- _Problem requirements_: Extract the lines up to and including the one that contains "years = list(range(1871, 1914))", starting with the first line of the entries below, and omit the pictures.

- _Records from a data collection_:
--- Start ---
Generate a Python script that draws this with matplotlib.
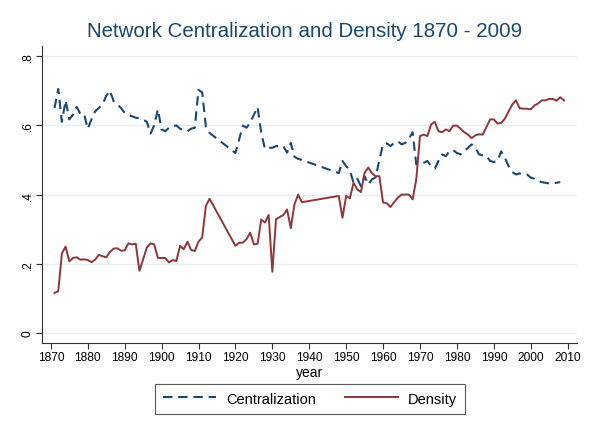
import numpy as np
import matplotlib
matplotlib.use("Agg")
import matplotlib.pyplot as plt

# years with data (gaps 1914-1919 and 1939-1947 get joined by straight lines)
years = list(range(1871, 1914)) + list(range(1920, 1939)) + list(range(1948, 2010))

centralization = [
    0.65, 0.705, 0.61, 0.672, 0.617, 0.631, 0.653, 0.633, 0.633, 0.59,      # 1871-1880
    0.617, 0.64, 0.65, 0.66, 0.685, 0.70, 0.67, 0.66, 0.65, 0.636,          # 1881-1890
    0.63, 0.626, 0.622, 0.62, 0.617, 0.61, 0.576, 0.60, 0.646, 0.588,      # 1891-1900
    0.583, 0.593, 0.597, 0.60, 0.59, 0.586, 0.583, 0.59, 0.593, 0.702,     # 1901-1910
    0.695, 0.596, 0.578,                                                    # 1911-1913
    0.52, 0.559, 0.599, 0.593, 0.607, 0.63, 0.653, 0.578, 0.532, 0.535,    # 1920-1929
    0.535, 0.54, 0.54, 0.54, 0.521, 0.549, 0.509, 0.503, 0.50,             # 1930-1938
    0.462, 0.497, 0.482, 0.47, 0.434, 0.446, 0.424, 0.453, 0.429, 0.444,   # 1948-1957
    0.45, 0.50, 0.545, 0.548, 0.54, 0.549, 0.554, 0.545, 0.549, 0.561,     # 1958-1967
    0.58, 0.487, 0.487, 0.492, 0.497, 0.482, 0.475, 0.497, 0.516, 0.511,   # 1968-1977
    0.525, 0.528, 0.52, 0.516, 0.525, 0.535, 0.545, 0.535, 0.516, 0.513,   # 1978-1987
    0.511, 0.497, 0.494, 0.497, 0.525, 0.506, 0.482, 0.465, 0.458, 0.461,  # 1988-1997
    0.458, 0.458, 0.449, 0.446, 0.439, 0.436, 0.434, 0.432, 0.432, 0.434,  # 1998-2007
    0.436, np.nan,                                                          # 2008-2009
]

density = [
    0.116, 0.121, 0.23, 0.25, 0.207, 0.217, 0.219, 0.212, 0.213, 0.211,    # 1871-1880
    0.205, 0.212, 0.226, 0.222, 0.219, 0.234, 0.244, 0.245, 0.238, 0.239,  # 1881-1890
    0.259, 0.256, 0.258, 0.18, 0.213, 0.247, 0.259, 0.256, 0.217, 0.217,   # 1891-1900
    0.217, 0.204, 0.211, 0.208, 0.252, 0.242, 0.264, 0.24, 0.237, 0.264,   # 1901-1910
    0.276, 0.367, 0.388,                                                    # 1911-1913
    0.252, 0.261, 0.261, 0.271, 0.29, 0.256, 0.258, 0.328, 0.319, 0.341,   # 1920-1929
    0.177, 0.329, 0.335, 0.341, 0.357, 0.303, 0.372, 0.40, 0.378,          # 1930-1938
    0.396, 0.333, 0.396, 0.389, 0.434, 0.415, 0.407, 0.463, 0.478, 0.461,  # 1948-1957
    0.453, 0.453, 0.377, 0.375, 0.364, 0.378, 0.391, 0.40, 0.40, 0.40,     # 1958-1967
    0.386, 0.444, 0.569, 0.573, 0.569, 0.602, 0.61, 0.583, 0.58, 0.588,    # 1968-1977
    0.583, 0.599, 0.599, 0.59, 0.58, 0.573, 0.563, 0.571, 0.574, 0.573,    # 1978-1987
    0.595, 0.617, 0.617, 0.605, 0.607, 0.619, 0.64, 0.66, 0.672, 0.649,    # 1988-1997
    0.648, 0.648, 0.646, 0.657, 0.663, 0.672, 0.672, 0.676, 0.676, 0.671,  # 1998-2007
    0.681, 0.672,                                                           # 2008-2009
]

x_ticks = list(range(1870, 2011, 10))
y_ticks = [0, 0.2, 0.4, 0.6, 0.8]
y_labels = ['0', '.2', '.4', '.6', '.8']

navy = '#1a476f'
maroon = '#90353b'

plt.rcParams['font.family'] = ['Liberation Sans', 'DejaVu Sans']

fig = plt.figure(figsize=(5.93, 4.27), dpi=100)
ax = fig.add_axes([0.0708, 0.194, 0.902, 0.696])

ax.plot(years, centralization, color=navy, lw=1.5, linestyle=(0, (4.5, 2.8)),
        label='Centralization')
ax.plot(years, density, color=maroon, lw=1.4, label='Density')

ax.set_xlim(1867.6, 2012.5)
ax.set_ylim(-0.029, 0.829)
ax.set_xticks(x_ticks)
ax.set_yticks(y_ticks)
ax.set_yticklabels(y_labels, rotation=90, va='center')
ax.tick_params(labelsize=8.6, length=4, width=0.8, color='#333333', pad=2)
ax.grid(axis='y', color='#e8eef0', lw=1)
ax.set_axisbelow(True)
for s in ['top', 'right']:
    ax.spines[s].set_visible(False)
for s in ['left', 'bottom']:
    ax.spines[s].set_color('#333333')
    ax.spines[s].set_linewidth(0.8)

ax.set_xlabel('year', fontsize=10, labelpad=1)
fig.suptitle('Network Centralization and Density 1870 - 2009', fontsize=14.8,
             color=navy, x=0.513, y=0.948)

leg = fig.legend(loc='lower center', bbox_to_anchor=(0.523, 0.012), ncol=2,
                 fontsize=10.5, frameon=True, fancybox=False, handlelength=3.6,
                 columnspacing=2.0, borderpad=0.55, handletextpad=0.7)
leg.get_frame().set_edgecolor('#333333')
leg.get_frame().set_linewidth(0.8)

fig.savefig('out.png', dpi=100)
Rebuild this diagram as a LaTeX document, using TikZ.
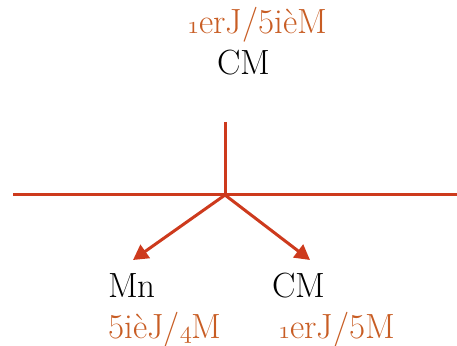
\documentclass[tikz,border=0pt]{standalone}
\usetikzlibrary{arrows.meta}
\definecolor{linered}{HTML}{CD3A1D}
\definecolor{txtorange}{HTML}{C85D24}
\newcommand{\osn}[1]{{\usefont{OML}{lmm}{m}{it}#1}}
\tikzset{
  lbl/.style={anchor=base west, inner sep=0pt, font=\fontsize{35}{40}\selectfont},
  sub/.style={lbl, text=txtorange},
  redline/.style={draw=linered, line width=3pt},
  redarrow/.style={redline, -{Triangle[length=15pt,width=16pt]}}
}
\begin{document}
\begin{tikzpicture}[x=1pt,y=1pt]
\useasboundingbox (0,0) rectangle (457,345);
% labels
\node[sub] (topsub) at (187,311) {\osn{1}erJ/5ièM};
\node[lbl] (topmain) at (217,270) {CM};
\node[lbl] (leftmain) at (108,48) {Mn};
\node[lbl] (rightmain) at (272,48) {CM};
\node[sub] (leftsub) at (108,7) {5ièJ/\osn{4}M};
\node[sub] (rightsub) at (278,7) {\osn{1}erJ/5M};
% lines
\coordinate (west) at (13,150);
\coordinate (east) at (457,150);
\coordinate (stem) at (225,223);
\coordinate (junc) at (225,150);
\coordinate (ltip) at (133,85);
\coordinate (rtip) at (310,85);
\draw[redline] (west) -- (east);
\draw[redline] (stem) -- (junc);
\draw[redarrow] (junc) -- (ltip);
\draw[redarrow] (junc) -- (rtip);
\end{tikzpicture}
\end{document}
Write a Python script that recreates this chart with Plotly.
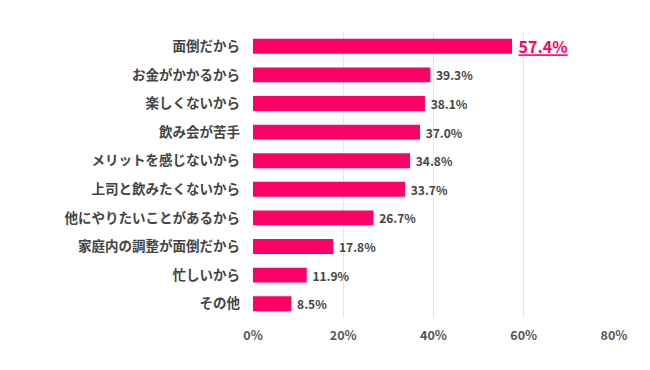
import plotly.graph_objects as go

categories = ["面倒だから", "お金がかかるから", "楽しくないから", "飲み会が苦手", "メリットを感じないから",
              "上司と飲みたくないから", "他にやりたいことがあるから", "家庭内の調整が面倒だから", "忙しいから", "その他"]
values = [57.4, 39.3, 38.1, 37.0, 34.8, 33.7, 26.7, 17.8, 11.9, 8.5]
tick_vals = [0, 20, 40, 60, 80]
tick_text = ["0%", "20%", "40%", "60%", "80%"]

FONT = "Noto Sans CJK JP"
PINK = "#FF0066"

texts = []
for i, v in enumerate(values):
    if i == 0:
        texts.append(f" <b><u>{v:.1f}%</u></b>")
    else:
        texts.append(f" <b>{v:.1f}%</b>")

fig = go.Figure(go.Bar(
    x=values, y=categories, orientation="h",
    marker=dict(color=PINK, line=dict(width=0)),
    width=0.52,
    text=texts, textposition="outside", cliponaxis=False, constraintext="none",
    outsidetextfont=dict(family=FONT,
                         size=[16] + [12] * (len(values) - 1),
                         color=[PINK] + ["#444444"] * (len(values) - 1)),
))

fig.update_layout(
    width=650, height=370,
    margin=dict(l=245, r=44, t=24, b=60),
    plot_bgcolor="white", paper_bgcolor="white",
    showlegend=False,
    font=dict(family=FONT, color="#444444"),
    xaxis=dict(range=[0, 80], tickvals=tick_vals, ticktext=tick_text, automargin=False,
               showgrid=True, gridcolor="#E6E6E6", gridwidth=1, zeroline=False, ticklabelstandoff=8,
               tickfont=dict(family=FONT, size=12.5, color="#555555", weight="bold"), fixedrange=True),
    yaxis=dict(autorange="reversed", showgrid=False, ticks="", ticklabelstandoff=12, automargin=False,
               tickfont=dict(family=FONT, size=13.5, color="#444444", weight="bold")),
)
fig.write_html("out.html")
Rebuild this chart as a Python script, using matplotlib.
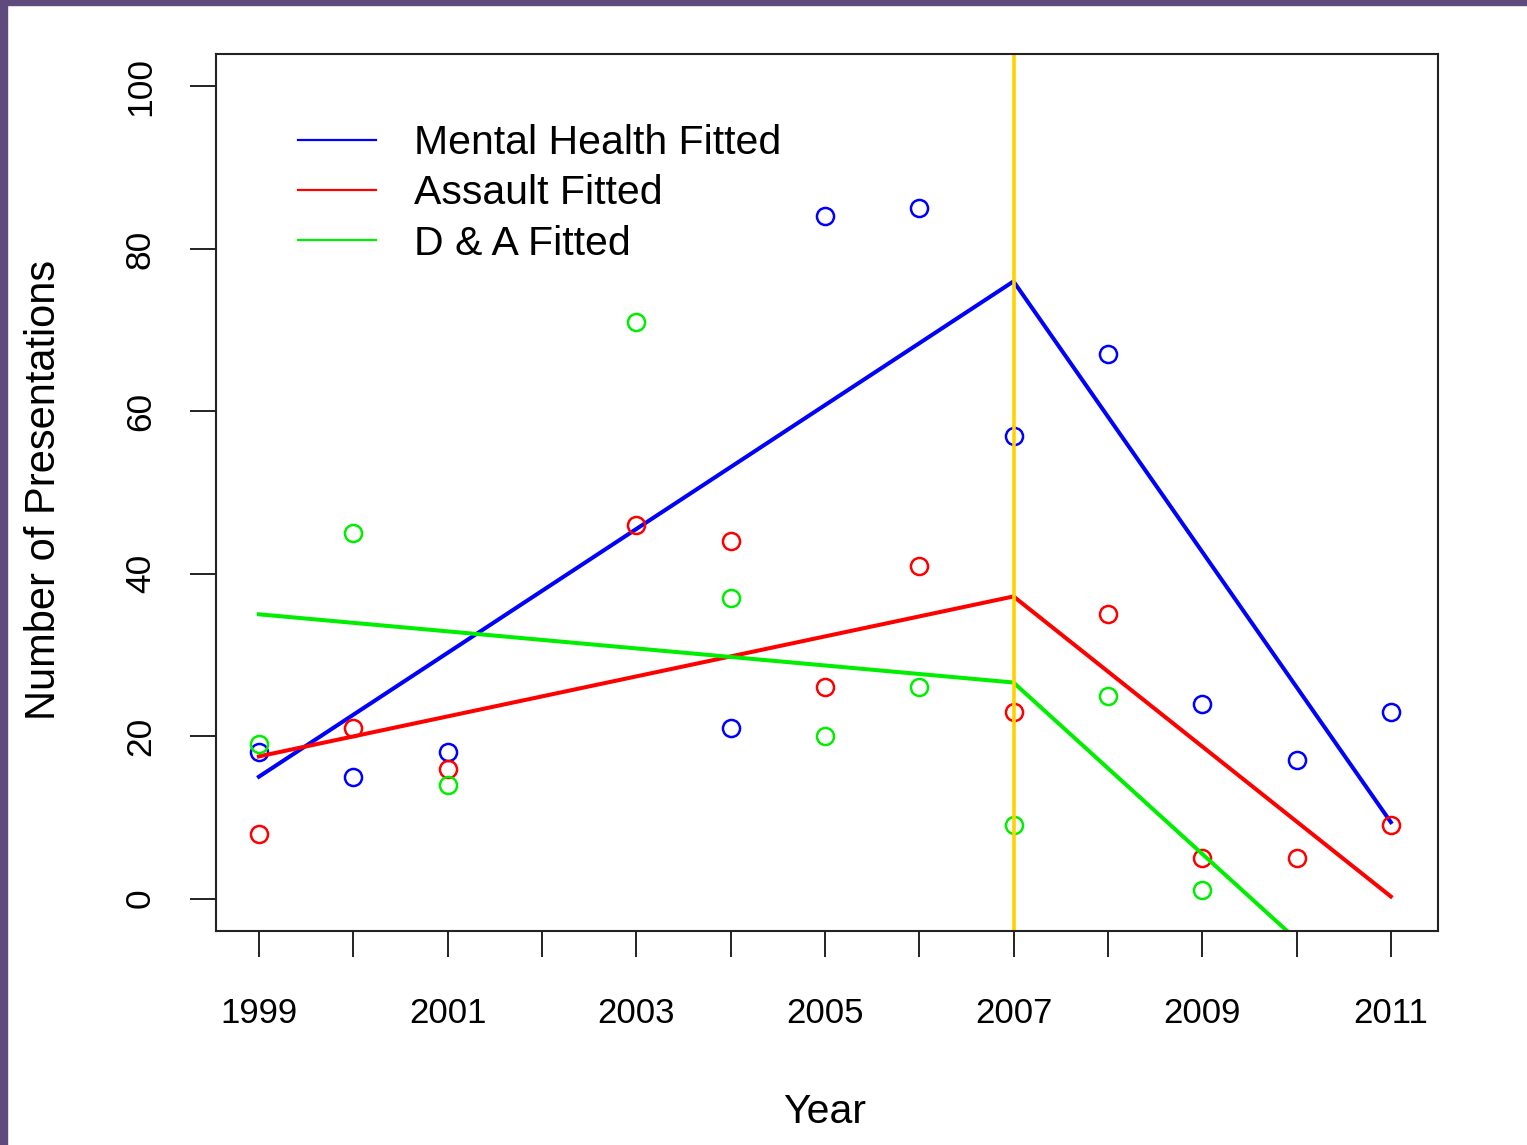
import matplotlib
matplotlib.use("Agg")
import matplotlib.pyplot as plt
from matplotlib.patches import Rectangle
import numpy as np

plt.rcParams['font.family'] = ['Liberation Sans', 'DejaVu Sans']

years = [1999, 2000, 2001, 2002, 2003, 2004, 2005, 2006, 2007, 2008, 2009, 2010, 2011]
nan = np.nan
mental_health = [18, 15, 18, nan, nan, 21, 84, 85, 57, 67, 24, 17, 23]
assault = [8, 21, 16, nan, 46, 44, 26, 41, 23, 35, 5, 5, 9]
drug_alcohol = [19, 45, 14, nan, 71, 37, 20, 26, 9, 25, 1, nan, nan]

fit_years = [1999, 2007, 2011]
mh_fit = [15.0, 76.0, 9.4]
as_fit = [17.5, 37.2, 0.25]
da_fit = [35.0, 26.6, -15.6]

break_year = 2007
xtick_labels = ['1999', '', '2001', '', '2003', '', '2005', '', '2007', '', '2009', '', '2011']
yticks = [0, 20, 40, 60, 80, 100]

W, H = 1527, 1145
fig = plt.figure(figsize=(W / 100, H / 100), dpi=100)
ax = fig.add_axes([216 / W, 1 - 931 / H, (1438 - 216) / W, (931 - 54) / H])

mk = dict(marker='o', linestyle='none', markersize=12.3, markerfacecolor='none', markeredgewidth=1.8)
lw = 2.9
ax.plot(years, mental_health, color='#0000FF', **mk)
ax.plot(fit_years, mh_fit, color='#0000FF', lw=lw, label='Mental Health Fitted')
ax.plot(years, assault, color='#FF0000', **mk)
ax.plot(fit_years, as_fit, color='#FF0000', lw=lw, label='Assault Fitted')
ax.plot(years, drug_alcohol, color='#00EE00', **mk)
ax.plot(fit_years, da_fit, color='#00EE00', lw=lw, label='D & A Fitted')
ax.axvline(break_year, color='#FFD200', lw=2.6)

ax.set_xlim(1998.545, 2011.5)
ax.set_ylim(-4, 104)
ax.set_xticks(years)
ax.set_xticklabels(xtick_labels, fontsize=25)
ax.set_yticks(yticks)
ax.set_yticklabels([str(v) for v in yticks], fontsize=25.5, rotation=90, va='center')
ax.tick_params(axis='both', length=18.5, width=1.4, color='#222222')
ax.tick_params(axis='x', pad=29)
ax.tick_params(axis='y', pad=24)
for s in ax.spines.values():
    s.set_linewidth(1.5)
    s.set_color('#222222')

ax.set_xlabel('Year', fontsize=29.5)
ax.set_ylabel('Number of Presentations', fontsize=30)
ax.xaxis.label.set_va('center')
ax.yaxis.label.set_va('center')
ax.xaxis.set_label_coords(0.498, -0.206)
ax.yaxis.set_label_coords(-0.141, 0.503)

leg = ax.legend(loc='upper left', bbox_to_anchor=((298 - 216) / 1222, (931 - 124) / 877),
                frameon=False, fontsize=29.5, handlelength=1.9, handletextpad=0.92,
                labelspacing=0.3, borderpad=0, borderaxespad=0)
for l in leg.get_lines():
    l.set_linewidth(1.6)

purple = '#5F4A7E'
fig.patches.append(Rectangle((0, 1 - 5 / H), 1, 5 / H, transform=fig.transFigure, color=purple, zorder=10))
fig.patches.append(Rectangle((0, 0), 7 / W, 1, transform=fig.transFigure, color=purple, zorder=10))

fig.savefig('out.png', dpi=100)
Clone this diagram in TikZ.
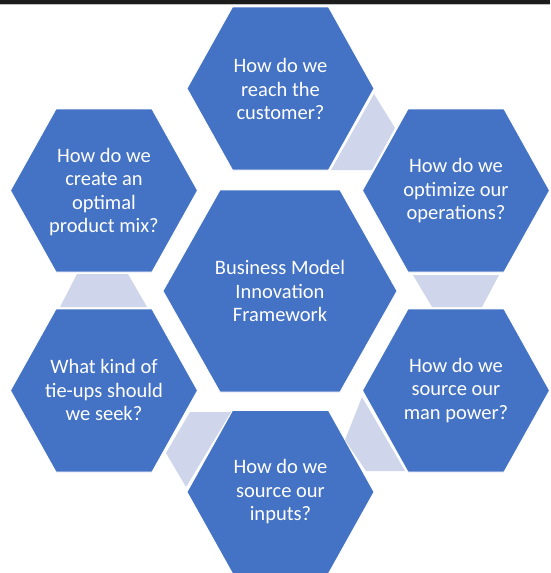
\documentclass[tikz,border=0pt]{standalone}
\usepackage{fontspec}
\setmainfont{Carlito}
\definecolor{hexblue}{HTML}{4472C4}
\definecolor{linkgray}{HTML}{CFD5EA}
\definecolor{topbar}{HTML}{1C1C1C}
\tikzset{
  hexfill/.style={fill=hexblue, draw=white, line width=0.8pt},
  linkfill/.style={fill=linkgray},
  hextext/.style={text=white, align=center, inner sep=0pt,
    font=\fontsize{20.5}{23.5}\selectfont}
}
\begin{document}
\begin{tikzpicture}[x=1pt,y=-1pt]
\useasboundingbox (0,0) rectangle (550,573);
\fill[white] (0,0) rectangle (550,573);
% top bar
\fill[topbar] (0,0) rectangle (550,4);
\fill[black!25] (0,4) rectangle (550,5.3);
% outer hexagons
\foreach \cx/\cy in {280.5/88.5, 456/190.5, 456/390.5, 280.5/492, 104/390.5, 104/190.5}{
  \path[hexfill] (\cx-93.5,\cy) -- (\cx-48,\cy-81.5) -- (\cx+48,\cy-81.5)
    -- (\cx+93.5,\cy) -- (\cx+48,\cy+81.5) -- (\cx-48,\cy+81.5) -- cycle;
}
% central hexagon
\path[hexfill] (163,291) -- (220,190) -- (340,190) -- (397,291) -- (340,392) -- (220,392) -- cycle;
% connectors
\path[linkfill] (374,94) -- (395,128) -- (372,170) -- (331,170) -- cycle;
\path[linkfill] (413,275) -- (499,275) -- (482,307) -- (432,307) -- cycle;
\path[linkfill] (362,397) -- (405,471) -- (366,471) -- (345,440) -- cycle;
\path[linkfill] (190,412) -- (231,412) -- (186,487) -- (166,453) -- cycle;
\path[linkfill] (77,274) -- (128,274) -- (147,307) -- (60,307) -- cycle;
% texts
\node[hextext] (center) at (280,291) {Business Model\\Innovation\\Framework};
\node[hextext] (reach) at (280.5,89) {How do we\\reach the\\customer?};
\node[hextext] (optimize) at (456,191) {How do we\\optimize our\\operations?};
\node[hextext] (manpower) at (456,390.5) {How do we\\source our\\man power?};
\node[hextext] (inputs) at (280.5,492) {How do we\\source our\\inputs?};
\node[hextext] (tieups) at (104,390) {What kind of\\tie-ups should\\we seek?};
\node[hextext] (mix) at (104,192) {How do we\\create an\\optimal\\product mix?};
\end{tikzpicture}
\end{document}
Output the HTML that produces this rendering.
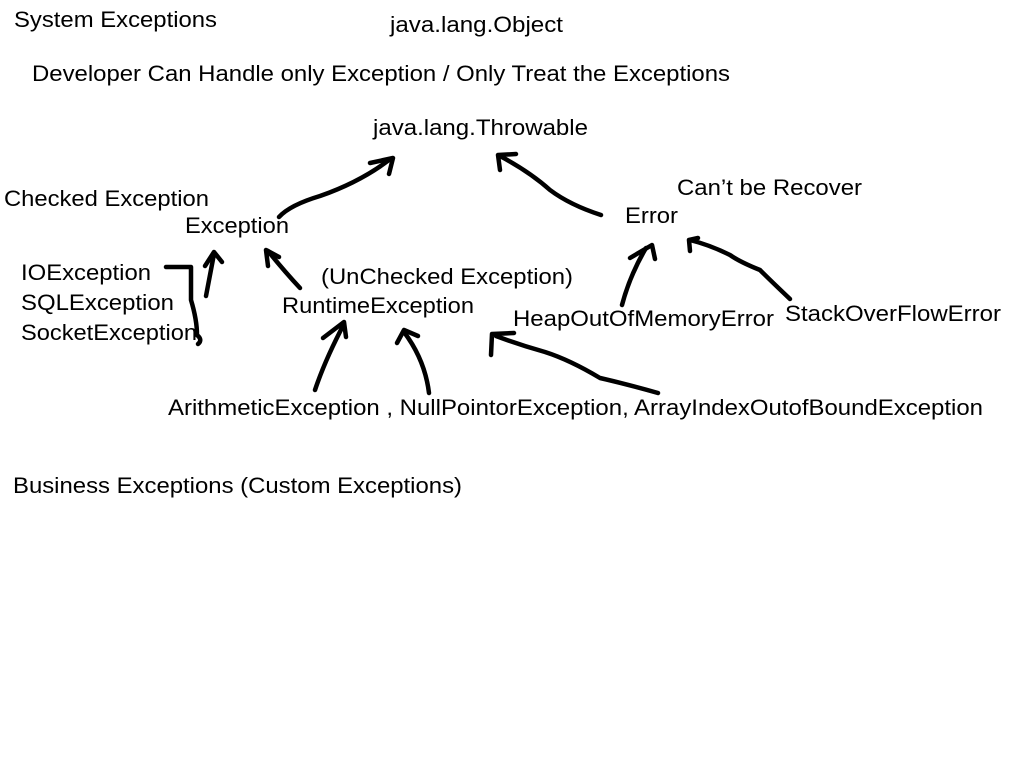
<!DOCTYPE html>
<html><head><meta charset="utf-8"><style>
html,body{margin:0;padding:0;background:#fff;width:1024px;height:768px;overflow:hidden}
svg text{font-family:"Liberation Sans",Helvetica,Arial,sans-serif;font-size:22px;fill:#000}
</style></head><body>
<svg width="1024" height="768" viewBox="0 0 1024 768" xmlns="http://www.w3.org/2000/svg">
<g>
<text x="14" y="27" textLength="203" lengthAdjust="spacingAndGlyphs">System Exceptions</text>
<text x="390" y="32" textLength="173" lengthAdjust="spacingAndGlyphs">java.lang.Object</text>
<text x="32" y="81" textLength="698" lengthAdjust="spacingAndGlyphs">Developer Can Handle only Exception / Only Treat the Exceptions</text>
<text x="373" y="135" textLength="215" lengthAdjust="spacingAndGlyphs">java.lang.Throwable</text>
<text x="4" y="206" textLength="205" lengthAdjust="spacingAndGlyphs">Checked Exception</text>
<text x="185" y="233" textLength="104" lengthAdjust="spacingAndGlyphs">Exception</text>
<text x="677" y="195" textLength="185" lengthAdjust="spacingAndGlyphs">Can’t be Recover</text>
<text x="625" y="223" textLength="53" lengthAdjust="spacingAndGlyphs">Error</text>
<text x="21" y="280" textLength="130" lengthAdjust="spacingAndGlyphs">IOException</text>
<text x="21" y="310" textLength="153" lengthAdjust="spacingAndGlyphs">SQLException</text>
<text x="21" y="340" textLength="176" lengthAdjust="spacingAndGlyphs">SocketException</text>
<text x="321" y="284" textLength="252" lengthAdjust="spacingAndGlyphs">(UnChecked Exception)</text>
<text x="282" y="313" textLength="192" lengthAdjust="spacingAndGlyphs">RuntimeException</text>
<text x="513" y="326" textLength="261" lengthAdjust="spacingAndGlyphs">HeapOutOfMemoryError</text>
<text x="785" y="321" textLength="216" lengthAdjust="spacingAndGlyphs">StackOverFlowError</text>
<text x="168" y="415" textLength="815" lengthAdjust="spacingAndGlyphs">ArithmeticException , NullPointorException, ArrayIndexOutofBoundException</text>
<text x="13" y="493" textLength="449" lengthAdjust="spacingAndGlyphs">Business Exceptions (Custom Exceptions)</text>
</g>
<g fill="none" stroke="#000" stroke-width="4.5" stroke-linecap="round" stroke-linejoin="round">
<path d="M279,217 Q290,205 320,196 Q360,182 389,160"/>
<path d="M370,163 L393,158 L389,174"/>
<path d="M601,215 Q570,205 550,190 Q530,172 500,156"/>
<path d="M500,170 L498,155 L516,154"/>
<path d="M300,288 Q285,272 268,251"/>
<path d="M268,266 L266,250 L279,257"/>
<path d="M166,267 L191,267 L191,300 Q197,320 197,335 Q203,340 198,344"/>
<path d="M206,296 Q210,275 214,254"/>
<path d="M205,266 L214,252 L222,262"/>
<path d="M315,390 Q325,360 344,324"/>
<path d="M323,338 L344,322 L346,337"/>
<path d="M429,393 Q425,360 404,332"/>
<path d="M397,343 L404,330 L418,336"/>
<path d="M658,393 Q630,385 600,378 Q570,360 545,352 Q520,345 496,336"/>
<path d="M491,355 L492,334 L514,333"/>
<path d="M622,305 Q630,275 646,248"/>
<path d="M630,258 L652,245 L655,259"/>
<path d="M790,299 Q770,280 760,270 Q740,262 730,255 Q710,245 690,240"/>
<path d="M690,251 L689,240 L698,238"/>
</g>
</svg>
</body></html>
--- End ---
- _Solved problem_:
Generate a Python script that draws this with matplotlib.
import numpy as np
import matplotlib
matplotlib.use("Agg")
import matplotlib.pyplot as plt

# years with data (gaps 1914-1919 and 1939-1947 get joined by straight lines)
years = list(range(1871, 1914)) + list(range(1920, 1939)) + list(range(1948, 2010))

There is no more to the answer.